Both teams acknowledge that developing shared programme documents was a lengthy process, particularly in developing a shared tool to be able to follow cases between interventions. However, this time-consuming step invested at the start of the programme has facilitated smooth collaboration during programme implementation.

Challenges

IRC teams have faced challenges with misinformation circulating in communities – about selection criteria, transfer values or other services offered. In some cases, the spreading of rumours jeopardised the safety of staff. To address this, IRC unified messages across programme teams on its local SignPost forum InfoPa’lante, IRC’s information and engagement platform launched with partners in 2015. Unifying messages across teams – for example, reiterating that assistance is free and there are no intermediaries, and that assistance is provided directly from IRC through its donors – has helped to counteract rumours and manage expectations among community members.

There have also been some challenges in establishing monitoring and evaluation systems. Substantial time was spent clarifying specific criteria for when clients would be eligible for different types of support: case management support only, economic support only, or both case management and economic support. Until now, monitoring of cash recipients has only focused on food security and economic indicators, though ideally the team would like to capture the effect of cash assistance on protection outcomes as well. More work is needed to analyse existing data, disaggregating outcome data by who received what intervention, which has been challenging to do across the different data management platforms of the three teams.

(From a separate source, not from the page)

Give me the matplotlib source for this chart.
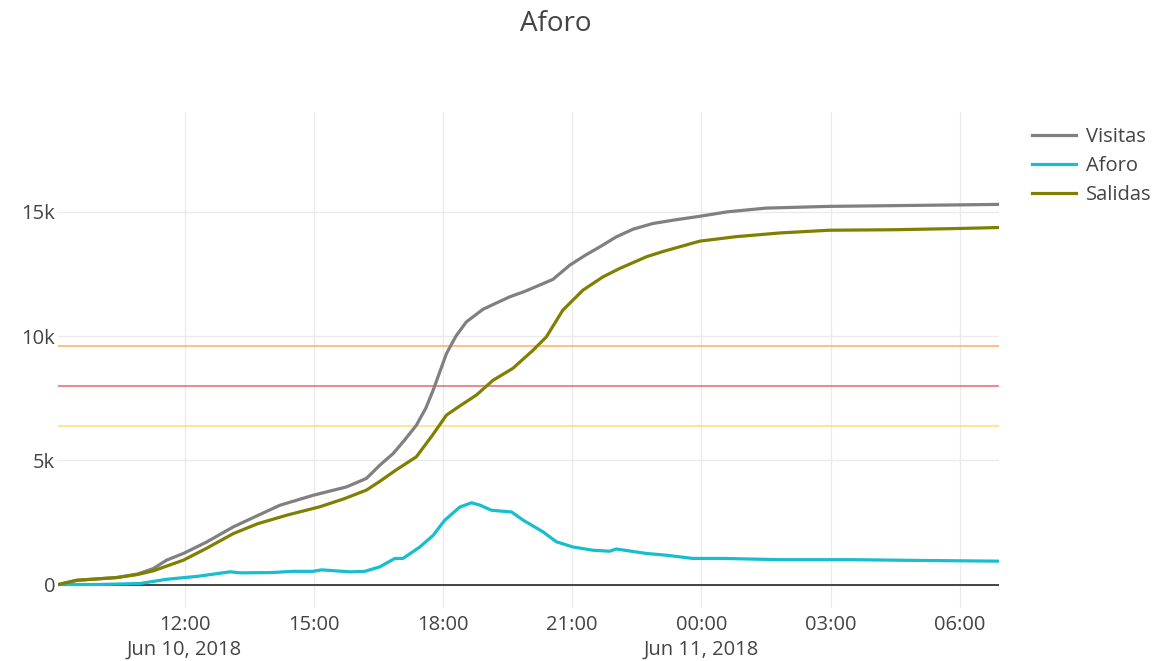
import pandas as pd
import matplotlib.pyplot as plt
from matplotlib.ticker import FuncFormatter

plt.rcParams['font.family'] = ['Open Sans', 'DejaVu Sans']

# Horas desde el 10 jun 2018 00:00 y valores
BASE = pd.Timestamp("2018-06-10 00:00")

visitas_h = [9.07, 9.5, 10.42, 10.9, 11.27, 11.58, 11.97, 12.5, 13.13, 13.6, 14.21, 14.98,
             15.76, 16.22, 16.53, 16.84, 17.1, 17.38, 17.6, 17.77, 18.08, 18.3, 18.54, 18.93,
             19.2, 19.55, 19.9, 20.24, 20.55, 20.94, 21.3, 21.64, 22.02, 22.41, 22.87, 23.4,
             23.96, 24.6, 25.5, 26.97, 28.5, 30.0, 30.92]
visitas = [0, 170, 280, 420, 640, 980, 1250, 1700, 2320, 2700, 3190, 3590,
           3930, 4270, 4800, 5270, 5800, 6410, 7100, 7820, 9300, 10000, 10570, 11080,
           11300, 11580, 11800, 12050, 12280, 12850, 13250, 13590, 13990, 14300, 14530, 14680,
           14820, 15000, 15150, 15220, 15250, 15280, 15300]

salidas_h = [9.07, 9.49, 10.42, 10.9, 11.27, 11.97, 12.5, 13.13, 13.7, 14.37, 15.14, 15.7,
             16.22, 16.53, 16.9, 17.38, 17.75, 18.08, 18.4, 18.77, 19.16, 19.62, 20.09, 20.4,
             20.78, 21.25, 21.71, 22.1, 22.72, 23.1, 23.49, 23.96, 24.8, 25.82, 26.97, 28.5,
             29.99, 30.92]
salidas = [0, 170, 280, 400, 550, 980, 1450, 2050, 2450, 2790, 3130, 3450,
           3800, 4150, 4600, 5140, 6000, 6820, 7200, 7620, 8220, 8700, 9430, 9970,
           11040, 11850, 12380, 12720, 13190, 13400, 13590, 13820, 14000, 14150, 14260, 14280,
           14330, 14370]

aforo_h = [9.07, 10.0, 10.96, 11.58, 12.3, 13.05, 13.3, 14.0, 14.5, 14.98, 15.18, 15.84,
           16.18, 16.53, 16.88, 17.07, 17.46, 17.77, 18.04, 18.39, 18.66, 18.85, 19.12, 19.59,
           19.86, 20.32, 20.63, 21.02, 21.48, 21.87, 22.02, 22.72, 23.18, 23.8, 24.5, 25.82,
           27.5, 29.0, 30.92]
aforo = [0, 0, 40, 210, 330, 510, 470, 480, 530, 530, 590, 510,
         530, 710, 1050, 1050, 1510, 1980, 2590, 3120, 3290, 3200, 2990, 2920,
         2590, 2120, 1720, 1510, 1380, 1340, 1430, 1250, 1180, 1050, 1050, 1000,
         1000, 970, 940]

# limites de aforo (120%, 100%, 80%)
limites = [9600, 8000, 6400]
colores_limites = ["#ffa64d", "#e05a5f", "#ffd966"]

x_ticks = ["2018-06-10 12:00", "2018-06-10 15:00", "2018-06-10 18:00", "2018-06-10 21:00",
           "2018-06-11 00:00", "2018-06-11 03:00", "2018-06-11 06:00"]
x_labels = ["12:00\nJun 10, 2018", "15:00", "18:00", "21:00",
            "00:00\nJun 11, 2018", "03:00", "06:00"]
y_ticks = [0, 5000, 10000, 15000]


def a_fecha(horas):
    return BASE + pd.to_timedelta(horas, unit="h")


fig = plt.figure(figsize=(11.68, 6.61), dpi=100)
ax = fig.add_axes([0.0497, 0.080, 0.806, 0.751])

for y, c in zip(limites, colores_limites):
    ax.axhline(y, color=c, linewidth=1.1, alpha=0.9, zorder=1)

ax.axhline(0, color="#444444", linewidth=1.4, zorder=2)

ax.plot(a_fecha(visitas_h), visitas, color="#808080", linewidth=2.3, label="Visitas", zorder=3)
ax.plot(a_fecha(aforo_h), aforo, color="#17becf", linewidth=2.3, label="Aforo", zorder=3)
ax.plot(a_fecha(salidas_h), salidas, color="#808000", linewidth=2.3, label="Salidas", zorder=3)

ax.set_xlim(a_fecha(9.06), a_fecha(30.92))
ax.set_ylim(-950, 19030)

ax.set_xticks(pd.to_datetime(x_ticks))
ax.set_xticklabels(x_labels, linespacing=1.3)
ax.set_yticks(y_ticks)
ax.yaxis.set_major_formatter(FuncFormatter(lambda v, p: "0" if v == 0 else f"{v/1000:.0f}k"))

ax.grid(True, color="#ebebeb", linewidth=1.0, zorder=0)
ax.set_axisbelow(True)
for s in ax.spines.values():
    s.set_visible(False)
ax.tick_params(length=0, labelsize=14.5, colors="#444444")
ax.tick_params(axis="y", pad=2)
ax.tick_params(axis="x", pad=5)

fig.suptitle("Aforo", x=0.476, y=0.985, fontsize=20, color="#444444")

fig.legend(loc="upper left", bbox_to_anchor=(0.868, 0.835), frameon=False,
           fontsize=14.5, handlelength=2.2, handletextpad=0.5, labelspacing=0.45,
           labelcolor="#444444")

fig.savefig("out.png", dpi=100)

Alongside information campaigns on the type of assistance provided, the individualised case management approach allows IRC to support and empower people to develop exit strategies when assistance ends, including in some cases referrals to IRC’s livelihoods programme. IRC is carrying out a livelihoods programme (funded by the US Department of State’s Bureau for Population, Refugees and Migration) with local partner Minuto de Dios, which provides entrepreneurial, apprenticeship or vocational training. Priority is given to IRC internal cash assistance referrals for GBV survivors and LGBTQI+ members.

Xenophobia among host Colombians has been another project challenge, with tensions arising as pandemic-related needs also increased in host communities. IRC has responded by increasing awareness of the social safety net programmes provided by the Colombian government for which internally displaced Colombians or other Colombian victims of armed conflict may be eligible, but Venezuelans are not.

Next steps

Because needs have increased throughout the pandemic, IRC plans to both increase total client reach and expand geographic scope. In the Colombia country programme’s Strategy Action Plan (SAP), which is currently under development, IRC has committed to targeting both migrants from Venezuela and internally displaced Colombians. Second, in order to scale as well as reach the most in-need cases, Protection teams have identified local partners with roots in target communities and a shared vision of integrated protection services, who will work alongside IRC. Lastly, as a matter of reflection and learning ahead of finalising the Colombia SAP, IRC will conduct a deeper analysis of the integration approach, ideally through an external evaluation. In addition, IRC plans to expand its referral system beyond IRC to other organisations offering the same or complementary services.

Elizabeth Tromans is the Senior Technical Advisor for Cash and Emergencies with the International Rescue Committee based in New York. Marcela Dajer Gómez is the Economic Recovery and Development Coordinator for the International Rescue Committee in Colombia based in Bogotá.